Go through the records and show each line where the word "document" occurs.
** Start Material shown **
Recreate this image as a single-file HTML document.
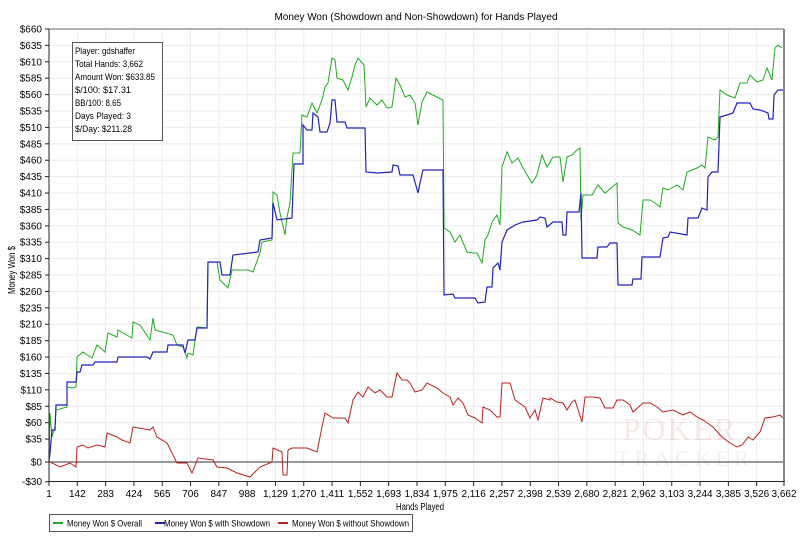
<!DOCTYPE html>
<html><head><meta charset="utf-8"><style>
html,body{margin:0;padding:0;background:#fff;}
svg{display:block;font-family:"Liberation Sans","DejaVu Sans",sans-serif;}
</style></head><body>
<svg width="800" height="543" viewBox="0 0 800 543" xmlns="http://www.w3.org/2000/svg">
<rect width="800" height="543" fill="#fff"/>
<text x="416" y="20" font-size="10" text-anchor="middle" fill="#000" textLength="283" lengthAdjust="spacingAndGlyphs">Money Won (Showdown and Non-Showdown) for Hands Played</text>
<g id="grid" stroke="#ececec" stroke-width="1"></g>
<g id="ylab" font-size="10" fill="#000" text-anchor="end"></g>
<g id="xlab" font-size="10" fill="#000" text-anchor="middle"></g>
<g font-family="Liberation Serif,serif" opacity="0.08">
<text x="680" y="440" font-size="32" text-anchor="middle" fill="#c00000" letter-spacing="2">POKER</text>
<text x="685" y="466" font-size="22" text-anchor="middle" fill="#2a6a2a" letter-spacing="5">TRACKER</text>
</g>
<line x1="49" y1="462" x2="784" y2="462" stroke="#333" stroke-width="1"/>
<polyline fill="none" stroke="#22aa22" stroke-width="1" points="49,461 50,413 52,437 55,427 56,410 67,407 67,387 72,388 76,387 77,357 83,352 92,358 97,345 105,352 108,333 117,337 118,330 132,338 133,322 140,325 150,340 153,318 155,330 173,335 177,345 183,347 187,358 188,353 193,355 197,327 207,328 208,262 217,262 220,280 228,288 232,270 248,270 253,272 260,253 262,242 272,240 273,192 277,195 280,213 285,235 287,217 290,203 293,153 300,153 302,115 307,117 312,103 317,113 322,100 325,87 328,83 332,58 335,60 337,78 343,80 348,90 352,77 355,65 358,58 364,65 366,107 370,98 377,105 382,100 387,108 392,107 396,78 400,85 405,97 410,95 415,103 418,125 422,102 427,92 437,97 443,100 444,228 450,232 455,242 460,235 467,252 472,253 477,253 482,263 485,240 488,235 492,222 497,215 500,225 502,167 507,152 512,163 518,158 523,168 532,183 537,175 542,155 547,167 553,157 560,157 563,182 567,157 572,155 577,150 580,148 581,220 583,195 592,195 598,185 605,193 617,183 618,223 623,227 632,230 640,235 643,200 650,200 655,203 660,207 663,188 668,190 677,185 683,190 687,172 697,168 702,165 705,168 708,137 715,140 718,137 720,90 727,95 735,98 740,83 747,83 750,75 757,82 763,80 767,68 772,80 775,48 778,45 782,48"/>
<polyline fill="none" stroke="#2222bb" stroke-width="1.2" points="49,461 50,453 52,430 55,430 56,405 67,405 67,382 76,382 77,372 80,372 82,365 93,365 95,362 117,362 118,357 147,357 150,359 153,352 167,352 168,345 183,345 185,353 188,340 195,340 197,328 207,328 208,262 220,262 222,275 230,275 233,255 258,252 260,240 272,238 273,203 277,220 292,218 294,164 303,164 303,125 307,130 312,130 313,113 318,117 320,132 327,132 330,123 332,100 335,100 337,122 345,122 347,128 365,128 366,172 378,173 392,172 393,165 398,166 400,175 413,175 418,193 420,183 423,170 443,170 444,295 453,294 455,298 475,298 478,303 485,302 487,287 492,287 493,268 498,263 500,270 502,242 507,230 515,225 523,222 537,220 540,217 545,218 547,227 553,222 562,222 563,235 566,235 567,212 579,212 581,193 582,258 597,258 598,247 607,247 610,243 617,243 618,285 632,285 633,279 641,279 642,257 660,257 663,238 668,237 670,232 687,235 688,218 698,218 702,208 707,210 708,177 712,172 718,172 720,117 727,115 733,113 737,103 750,103 753,109 760,110 768,113 769,119 773,119 774,95 778,90 783,90"/>
<polyline fill="none" stroke="#bb2222" stroke-width="1" points="49,461 50,462 60,467 70,463 76,467 77,447 83,445 88,448 97,445 105,447 107,433 117,437 122,440 130,443 133,427 150,430 153,427 157,437 167,443 177,463 187,463 192,473 198,458 213,460 217,467 227,468 237,473 250,477 260,467 272,462 273,448 282,452 283,475 287,475 288,450 292,448 297,448 307,448 317,452 322,427 325,413 333,418 345,418 348,423 353,400 358,392 363,397 368,387 375,393 380,390 387,397 392,397 397,373 402,380 407,380 410,383 415,392 422,390 427,383 437,388 443,393 450,397 453,405 458,398 463,403 468,415 475,418 482,423 483,407 490,410 497,417 500,417 502,383 510,383 515,400 525,407 530,418 535,410 538,420 543,398 550,400 550,398 557,402 563,403 567,410 572,402 575,400 582,422 585,397 593,397 600,398 605,408 613,408 617,400 623,400 630,405 633,412 643,403 650,403 657,407 663,412 673,410 683,415 690,412 697,417 703,420 713,427 722,437 730,443 737,447 742,445 748,437 753,440 760,432 765,418 773,417 780,415 783,418"/>
<line x1="49" y1="29" x2="784" y2="29" stroke="#666" stroke-width="1"/>
<line x1="784" y1="29" x2="784" y2="482" stroke="#888" stroke-width="2"/>
<line x1="49" y1="29" x2="49" y2="482" stroke="#222" stroke-width="1"/>
<line x1="49" y1="481.5" x2="784" y2="481.5" stroke="#222" stroke-width="1"/>
<g id="ticks" stroke="#222" stroke-width="1"></g>
<rect x="72.5" y="42.5" width="90" height="98" fill="#fff" stroke="#555" stroke-width="1"/>
<g font-size="9.5" fill="#000" lengthAdjust="spacingAndGlyphs">
<text x="75" y="54" textLength="60" lengthAdjust="spacingAndGlyphs">Player: gdshaffer</text>
<text x="75" y="67" textLength="68" lengthAdjust="spacingAndGlyphs">Total Hands: 3,662</text>
<text x="75" y="80" textLength="80" lengthAdjust="spacingAndGlyphs">Amount Won: $633.85</text>
<text x="75" y="93" textLength="56" lengthAdjust="spacingAndGlyphs">$/100: $17.31</text>
<text x="75" y="106" textLength="46" lengthAdjust="spacingAndGlyphs">BB/100: 8.65</text>
<text x="75" y="119" textLength="56" lengthAdjust="spacingAndGlyphs">Days Played: 3</text>
<text x="75" y="132" textLength="57" lengthAdjust="spacingAndGlyphs">$/Day: $211.28</text>
</g>
<text x="420" y="510" font-size="10" text-anchor="middle" textLength="48" lengthAdjust="spacingAndGlyphs">Hands Played</text>
<text transform="translate(15,270) rotate(-90)" font-size="10" text-anchor="middle" textLength="48" lengthAdjust="spacingAndGlyphs">Money Won $</text>
<rect x="49.5" y="514.5" width="363" height="17" fill="#fff" stroke="#555" stroke-width="1"/>
<g font-size="9.5">
<line x1="53" y1="523" x2="63" y2="523" stroke="#22aa22" stroke-width="2"/><text x="67" y="526.5" textLength="75" lengthAdjust="spacingAndGlyphs">Money Won $ Overall</text>
<line x1="155" y1="523" x2="165" y2="523" stroke="#2222bb" stroke-width="2"/><text x="164" y="526.5" textLength="106" lengthAdjust="spacingAndGlyphs" dx="0">Money Won $ with Showdown</text>
<line x1="278" y1="523" x2="288" y2="523" stroke="#bb2222" stroke-width="2"/><text x="292" y="526.5" textLength="117" lengthAdjust="spacingAndGlyphs">Money Won $ without Showdown</text>
</g>
<script>
(function(){
var ns="http://www.w3.org/2000/svg";
function el(t,a,p){var e=document.createElementNS(ns,t);for(var k in a)e.setAttribute(k,a[k]);document.getElementById(p).appendChild(e);return e;}
function Y(v){return 29+(660-v)*0.6561;}
function X(h){return 49+(h-1)*735/3661;}
for(var v=660;v>=35;v-=25){var y=Y(v);el("line",{x1:49,x2:784,y1:y,y2:y},"grid");el("line",{x1:45,x2:49,y1:y,y2:y},"ticks");var t=el("text",{x:42,y:y+3.5},"ylab");t.textContent="$"+v;}
[[0,"$0"],[-30,"-$30"]].forEach(function(a){var y=Y(a[0]);el("line",{x1:45,x2:49,y1:y,y2:y},"ticks");var t=el("text",{x:42,y:y+3.5},"ylab");t.textContent=a[1];});
var hs=[];for(var h=1;h<=3526;h+=141)hs.push(h);hs.push(3662);
hs.forEach(function(h){var x=X(h);if(h>1&&h<3662)el("line",{x1:x,x2:x,y1:29,y2:481},"grid");el("line",{x1:x,x2:x,y1:481,y2:486},"ticks");var t=el("text",{x:x,y:497},"xlab");t.textContent=h.toLocaleString("en-US");});
})();
</script>
</svg>
</body></html>
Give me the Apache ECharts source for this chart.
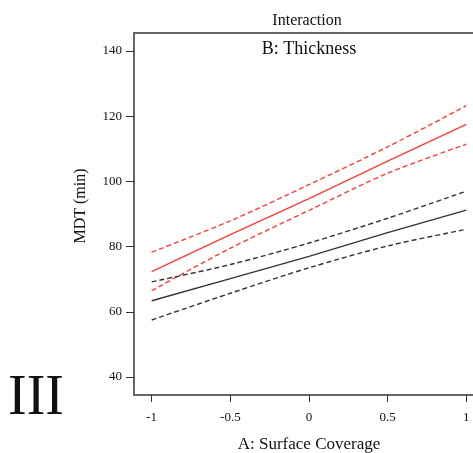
<!DOCTYPE html>
<html>
<head>
<meta charset="utf-8">
<script src="https://cdn.jsdelivr.net/npm/echarts@6/dist/echarts.min.js"></script>
<style>html,body{margin:0;padding:0;background:#fff}#c{width:473px;height:453px}</style>
</head>
<body>
<div id="c"></div>
<script>
var xValues = [-1, -0.5, 0, 0.5, 1];
var redUpper = [78.3, 87.9, 99.0, 110.6, 123.2];
var redMid = [72.3, 83.7, 94.7, 106.2, 117.5];
var redLower = [66.5, 79.5, 91.1, 102.5, 111.4];
var blackUpper = [69.2, 74.5, 81.1, 88.7, 97.0];
var blackMid = [63.4, 70.2, 77.0, 84.3, 91.2];
var blackLower = [57.5, 65.7, 73.5, 80.2, 85.3];
var xTicks = [-1, -0.5, 0, 0.5, 1];
var yTicks = [40, 60, 80, 100, 120, 140];

function pts(ys) { return xValues.map(function (x, i) { return [x, ys[i]]; }); }
var FONT = 'Liberation Serif';
var RED = '#ff3a3a', BLK = '#333333';
function line(name, ys, color, dashed) {
  return {
    name: name, type: 'line', data: pts(ys), symbol: 'none', smooth: dashed ? 0.3 : false,
    lineStyle: { color: color, width: 1.4, type: dashed ? [5, 3] : 'solid' },
    silent: true
  };
}
var chart = echarts.init(document.getElementById('c'));
chart.setOption({
  animation: false,
  backgroundColor: '#fff',
  grid: { left: 134, top: 33, width: 350, height: 362, outerBoundsMode: 'none', containLabel: false,
    show: true, borderColor: '#666', borderWidth: 2, backgroundColor: 'transparent' },
  graphic: [
    { type: 'text', style: { text: 'Interaction', font: '16px "Liberation Serif"', fill: '#111', x: 307, y: 21, align: 'center', verticalAlign: 'middle' } },
    { type: 'text', style: { text: 'B: Thickness', font: '18px "Liberation Serif"', fill: '#111', x: 309, y: 49, align: 'center', verticalAlign: 'middle' } },
    { type: 'text', x: 81, y: 206, rotation: Math.PI / 2, style: { text: 'MDT (min)', font: '16px "Liberation Serif"', fill: '#111', x: 0, y: 0, align: 'center', verticalAlign: 'middle' } },
    { type: 'text', style: { text: 'III', font: '56px "Liberation Serif"', fill: '#111', x: 36, y: 399, align: 'center', verticalAlign: 'middle' } }
  ],
  xAxis: {
    type: 'value', min: -1.1125, max: 1.1125,
    name: 'A: Surface Coverage', nameLocation: 'middle', nameGap: 41,
    nameTextStyle: { fontFamily: FONT, fontSize: 17, color: '#111' },
    axisLine: { show: true, onZero: false, lineStyle: { color: '#666', width: 2 } },
    axisTick: { show: true, length: 7, customValues: xTicks, lineStyle: { color: '#333', width: 1 } },
    axisLabel: { customValues: xTicks, margin: 16, fontFamily: FONT, fontSize: 13, color: '#111',
      formatter: function (v) { return String(v); } },
    splitLine: { show: false }
  },
  yAxis: {
    type: 'value', min: 34.5, max: 145.5,
    axisLine: { show: true, onZero: false, lineStyle: { color: '#666', width: 2 } },
    axisTick: { show: true, length: 8, customValues: yTicks, lineStyle: { color: '#333', width: 1 } },
    axisLabel: { customValues: yTicks, margin: 12, fontFamily: FONT, fontSize: 13, color: '#111' },
    splitLine: { show: false }
  },
  series: [
    line('redUpper', redUpper, RED, true),
    line('redMid', redMid, RED, false),
    line('redLower', redLower, RED, true),
    line('blackUpper', blackUpper, BLK, true),
    line('blackMid', blackMid, BLK, false),
    line('blackLower', blackLower, BLK, true)
  ]
});
</script>
</body>
</html>
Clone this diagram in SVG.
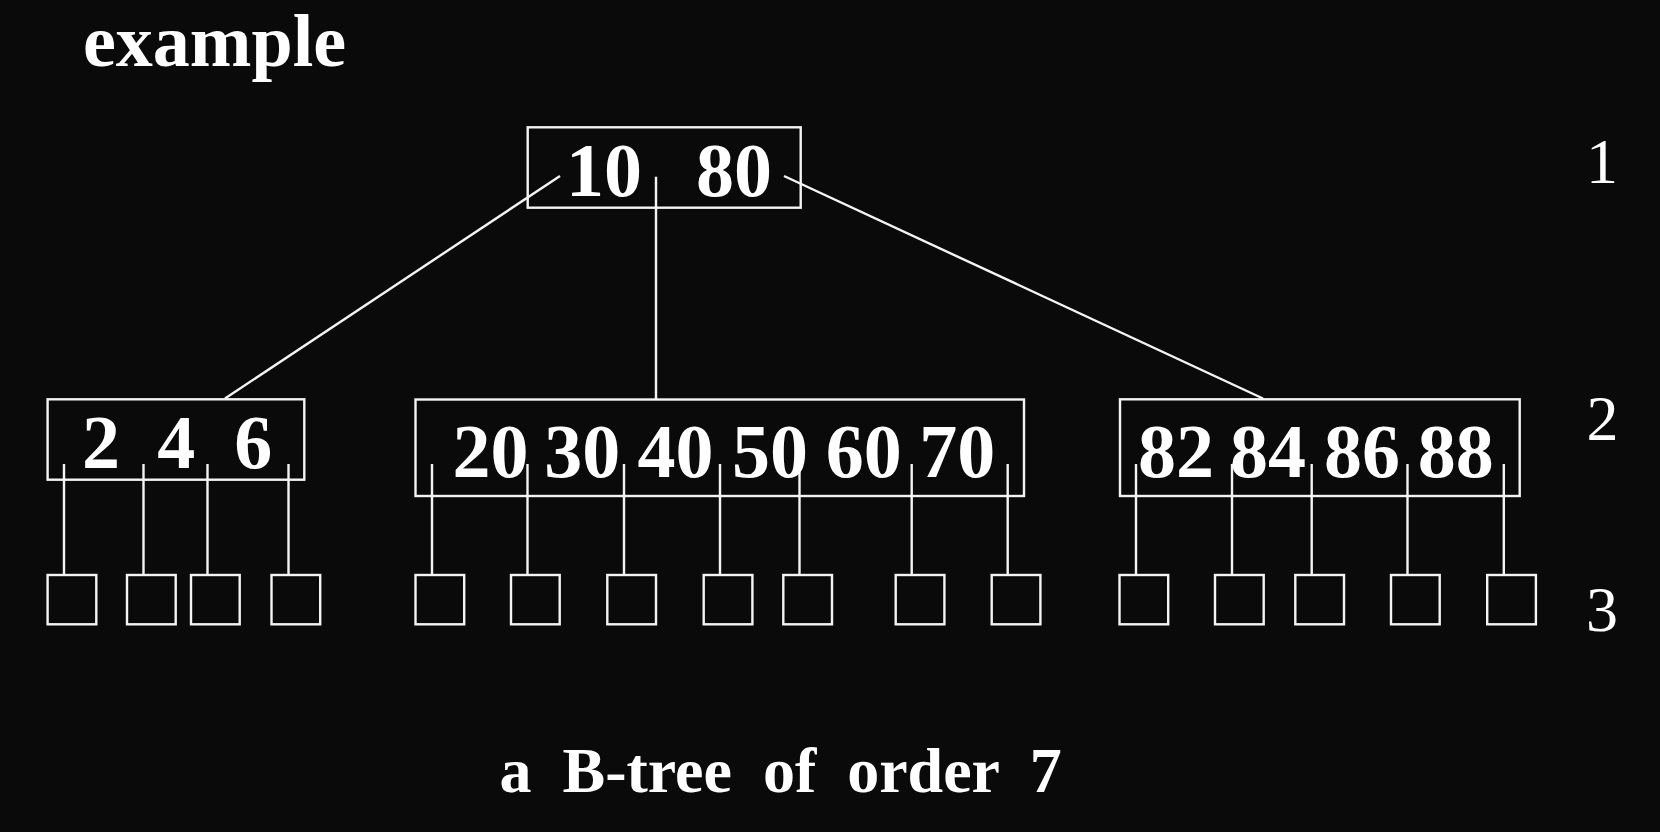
** End Material shown **
▸ The result:
Recreate this image as a single-file HTML document.
function el(t,a,p){var e=document.createElementNS(ns,t);for(var k in a)e.setAttribute(k,a[k]);document.getElementById(p).appendChild(e);return e;}
var chart = echarts.init(document.getElementById('c'));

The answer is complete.